■ **THE TASK**
Retype exactly what runs from the first line of the data to the line with "2821, 2865, 2865];", keeping both of those lines and skipping pictures.

**********

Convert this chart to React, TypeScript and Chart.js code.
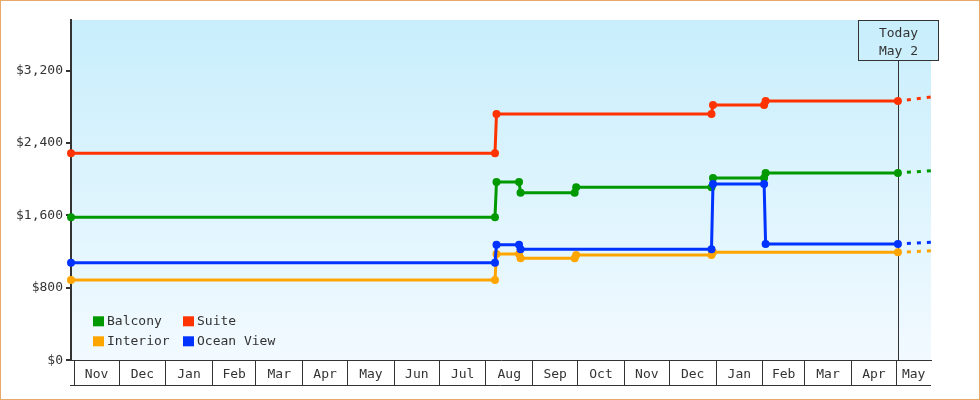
import React, { useEffect, useRef } from 'react';
import { Chart, registerables } from 'chart.js';

Chart.register(...registerables);

const FONT = '"DejaVu Sans Mono", monospace';
const INK = '#333333';

// Axis / calendar data
const monthLabels = ['Nov', 'Dec', 'Jan', 'Feb', 'Mar', 'Apr', 'May', 'Jun', 'Jul', 'Aug', 'Sep', 'Oct', 'Nov', 'Dec', 'Jan', 'Feb', 'Mar', 'Apr', 'May'];
const firstMonth = '2023-11-01';
const axisStart = '2023-10-30';
const axisEnd = '2025-05-24';
const todayDate = '2025-05-02';
const todayText = ['Today', 'May 2'];
const yMax = 3760;
const yTickValues = [0, 800, 1600, 2400, 3200];

// Series data
const seriesLabels = ['Balcony', 'Suite', 'Interior', 'Ocean View'];
const seriesColors = ['#009900', '#FF3300', '#FFA500', '#0033FF'];

const balconyDates = ['2023-10-30', '2024-08-07', '2024-08-08', '2024-08-23', '2024-08-24', '2024-09-29', '2024-09-30', '2024-12-29', '2024-12-30', '2025-02-02', '2025-02-03', '2025-05-02'];
const balconyPrices = [1580, 1580, 1970, 1970, 1852, 1852, 1912, 1912, 2014, 2014, 2070, 2070];

const suiteDates = ['2023-10-30', '2024-08-07', '2024-08-08', '2024-12-29', '2024-12-30', '2025-02-02', '2025-02-03', '2025-05-02'];
const suitePrices = [2287, 2287, 2721, 2721, 2821, 2821, 2865, 2865];

const interiorDates = ['2023-10-30', '2024-08-07', '2024-08-08', '2024-08-23', '2024-08-24', '2024-09-29', '2024-09-30', '2024-12-29', '2024-12-30', '2025-05-02'];
const interiorPrices = [887, 887, 1174, 1174, 1127, 1127, 1163, 1163, 1193, 1193];

const oceanDates = ['2023-10-30', '2024-08-07', '2024-08-08', '2024-08-23', '2024-08-24', '2024-12-29', '2024-12-30', '2025-02-02', '2025-02-03', '2025-05-02'];
const oceanPrices = [1078, 1078, 1277, 1277, 1227, 1227, 1948, 1948, 1285, 1285];

const forecastDates = ['2025-05-02', '2025-05-24'];
const balconyForecast = [2070, 2095];
const suiteForecast = [2865, 2909];
const interiorForecast = [1193, 1211];
const oceanForecast = [1285, 1304];

const DAY = 86400000;
const day = (s: string) => (Date.parse(s) - Date.parse(firstMonth)) / DAY;

export default function App() {
  const ref = useRef<HTMLCanvasElement | null>(null);

  useEffect(() => {
    document.body.style.margin = '0';
    const canvas = ref.current;
    if (!canvas) return;

    const xMin = day(axisStart);
    const xMax = day(axisEnd);
    const base = Date.UTC(2023, 10, 1);
    const monthStarts = monthLabels.map((_, i) => (Date.UTC(2023, 10 + i, 1) - base) / DAY);
    const monthMids = monthStarts.map((s, i) => {
      const next = i + 1 < monthStarts.length ? monthStarts[i + 1] : xMax;
      return (s + Math.min(next, xMax)) / 2;
    });

    const pts = (dates: string[], vals: number[]) => dates.map((d, i) => ({ x: day(d), y: vals[i] }));

    const solid = [
      pts(balconyDates, balconyPrices),
      pts(suiteDates, suitePrices),
      pts(interiorDates, interiorPrices),
      pts(oceanDates, oceanPrices),
    ];
    const fc = [balconyForecast, suiteForecast, interiorForecast, oceanForecast].map((v) => pts(forecastDates, v));

    let grad: CanvasGradient | null = null;

    const decor = {
      id: 'decor',
      beforeDraw(chart: any) {
        const { ctx, chartArea: a, width, height } = chart;
        ctx.save();
        ctx.fillStyle = '#ffffff';
        ctx.fillRect(0, 0, width, height);
        grad = ctx.createLinearGradient(0, a.top, 0, a.bottom);
        grad.addColorStop(0, '#C8EEFC');
        grad.addColorStop(1, '#F2FAFF');
        ctx.fillStyle = grad;
        ctx.fillRect(a.left, a.top, a.right - a.left, a.bottom - a.top);
        ctx.strokeStyle = '#E8A868';
        ctx.lineWidth = 1;
        ctx.strokeRect(0.5, 0.5, width - 1, height - 1);
        ctx.restore();
      },
      beforeDatasetsDraw(chart: any) {
        const { ctx, chartArea: a, scales } = chart;
        const x = Math.round(scales.x.getPixelForValue(day(todayDate))) + 0.5;
        const boxTop = a.top + 0.5;
        const boxH = 40;
        ctx.save();
        ctx.strokeStyle = INK;
        ctx.lineWidth = 1;
        ctx.beginPath();
        ctx.moveTo(x, boxTop + boxH);
        ctx.lineTo(x, a.bottom);
        ctx.stroke();
        ctx.fillStyle = grad || '#C8EEFC';
        ctx.fillRect(x - 40, boxTop, 80, boxH);
        ctx.strokeRect(x - 40, boxTop, 80, boxH);
        ctx.fillStyle = INK;
        ctx.font = `13px ${FONT}`;
        ctx.textAlign = 'center';
        ctx.textBaseline = 'alphabetic';
        ctx.fillText(todayText[0], x, boxTop + 16.5);
        ctx.fillText(todayText[1], x, boxTop + 34.5);
        ctx.restore();
      },
      afterDraw(chart: any) {
        const { ctx, chartArea: a } = chart;
        ctx.save();
        ctx.strokeStyle = INK;
        ctx.lineWidth = 1;
        ctx.beginPath();
        const y = Math.round(a.bottom + 25) + 0.5;
        ctx.moveTo(a.left - 1, y);
        ctx.lineTo(a.right, y);
        ctx.stroke();
        // legend
        ctx.font = `13px ${FONT}`;
        ctx.textAlign = 'left';
        ctx.textBaseline = 'alphabetic';
        const colX = [a.left + 22, a.left + 112];
        const rowY = [a.bottom - 44, a.bottom - 24];
        seriesLabels.forEach((lab, i) => {
          const cx = colX[i % 2];
          const ry = rowY[Math.floor(i / 2)];
          ctx.fillStyle = seriesColors[i];
          ctx.fillRect(cx, ry, 11, 10);
          ctx.fillStyle = INK;
          ctx.fillText(lab, cx + 14, ry + 9);
        });
        ctx.restore();
      },
    };

    const datasets: any[] = [];
    seriesLabels.forEach((lab, i) => {
      datasets.push({
        label: lab,
        data: solid[i],
        borderColor: seriesColors[i],
        backgroundColor: seriesColors[i],
        borderWidth: 3,
        pointRadius: 4,
        pointBorderWidth: 0,
        pointStyle: 'circle',
        tension: 0,
        clip: false,
        order: lab === 'Ocean View' ? 0 : 1,
      });
    });
    seriesLabels.forEach((lab, i) => {
      datasets.push({
        label: lab + ' forecast',
        data: fc[i],
        borderColor: seriesColors[i],
        backgroundColor: seriesColors[i],
        borderWidth: 3,
        borderDash: [4, 6],
        borderDashOffset: 1,
        pointRadius: 0,
        tension: 0,
        clip: false,
        order: 2,
      });
    });

    const chart = new Chart(canvas, {
      type: 'line',
      data: { datasets },
      plugins: [decor],
      options: {
        responsive: false,
        animation: false,
        events: [],
        layout: { padding: { top: 20, right: 49, left: 0, bottom: 0 } },
        plugins: { legend: { display: false }, tooltip: { enabled: false } },
        scales: {
          x: {
            type: 'linear',
            position: 'bottom',
            weight: 1,
            min: xMin,
            max: xMax,
            afterBuildTicks: (s: any) => {
              s.ticks = monthMids.map((v) => ({ value: v }));
            },
            afterFit: (s: any) => {
              s.height = 39.7;
            },
            grid: { display: false, drawTicks: false },
            border: { display: true, color: INK, width: 1 },
            ticks: {
              autoSkip: false,
              maxRotation: 0,
              padding: 7,
              color: INK,
              font: { family: FONT, size: 13 },
              callback: (_v: any, i: number) => monthLabels[i],
            },
          },
          xb: {
            type: 'linear',
            position: 'bottom',
            weight: 0,
            min: xMin,
            max: xMax,
            afterBuildTicks: (s: any) => {
              s.ticks = monthStarts.map((v) => ({ value: v }));
            },
            afterFit: (s: any) => {
              s.height = 0;
            },
            grid: { drawOnChartArea: false, drawTicks: true, tickLength: 25, color: INK, lineWidth: 1 },
            ticks: { display: false },
            border: { display: false },
          },
          y: {
            type: 'linear',
            min: 0,
            max: yMax,
            afterFit: (s: any) => {
              s.width = 71;
            },
            afterBuildTicks: (s: any) => {
              s.ticks = yTickValues.map((v) => ({ value: v }));
            },
            grid: { drawOnChartArea: false, drawTicks: true, tickLength: 5, lineWidth: 2, color: INK },
            border: { display: true, color: INK, width: 2 },
            ticks: {
              padding: 3,
              color: INK,
              font: { family: FONT, size: 13 },
              callback: (v: any) => '$' + Number(v).toLocaleString('en-US'),
            },
          },
        },
      },
    } as any);

    return () => chart.destroy();
  }, []);

  return (
    <div style={{ width: 980, height: 400 }}>
      <canvas ref={ref} width={980} height={400} />
    </div>
  );
}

**********

■ **EXERCISE OUTPUT**
Convert this chart to React, TypeScript and Chart.js code.
import React, { useEffect, useRef } from 'react';
import { Chart, registerables } from 'chart.js';

Chart.register(...registerables);

const FONT = '"DejaVu Sans Mono", monospace';
const INK = '#333333';

// Axis / calendar data
const monthLabels = ['Nov', 'Dec', 'Jan', 'Feb', 'Mar', 'Apr', 'May', 'Jun', 'Jul', 'Aug', 'Sep', 'Oct', 'Nov', 'Dec', 'Jan', 'Feb', 'Mar', 'Apr', 'May'];
const firstMonth = '2023-11-01';
const axisStart = '2023-10-30';
const axisEnd = '2025-05-24';
const todayDate = '2025-05-02';
const todayText = ['Today', 'May 2'];
const yMax = 3760;
const yTickValues = [0, 800, 1600, 2400, 3200];

// Series data
const seriesLabels = ['Balcony', 'Suite', 'Interior', 'Ocean View'];
const seriesColors = ['#009900', '#FF3300', '#FFA500', '#0033FF'];

const balconyDates = ['2023-10-30', '2024-08-07', '2024-08-08', '2024-08-23', '2024-08-24', '2024-09-29', '2024-09-30', '2024-12-29', '2024-12-30', '2025-02-02', '2025-02-03', '2025-05-02'];
const balconyPrices = [1580, 1580, 1970, 1970, 1852, 1852, 1912, 1912, 2014, 2014, 2070, 2070];

const suiteDates = ['2023-10-30', '2024-08-07', '2024-08-08', '2024-12-29', '2024-12-30', '2025-02-02', '2025-02-03', '2025-05-02'];
const suitePrices = [2287, 2287, 2721, 2721, 2821, 2821, 2865, 2865];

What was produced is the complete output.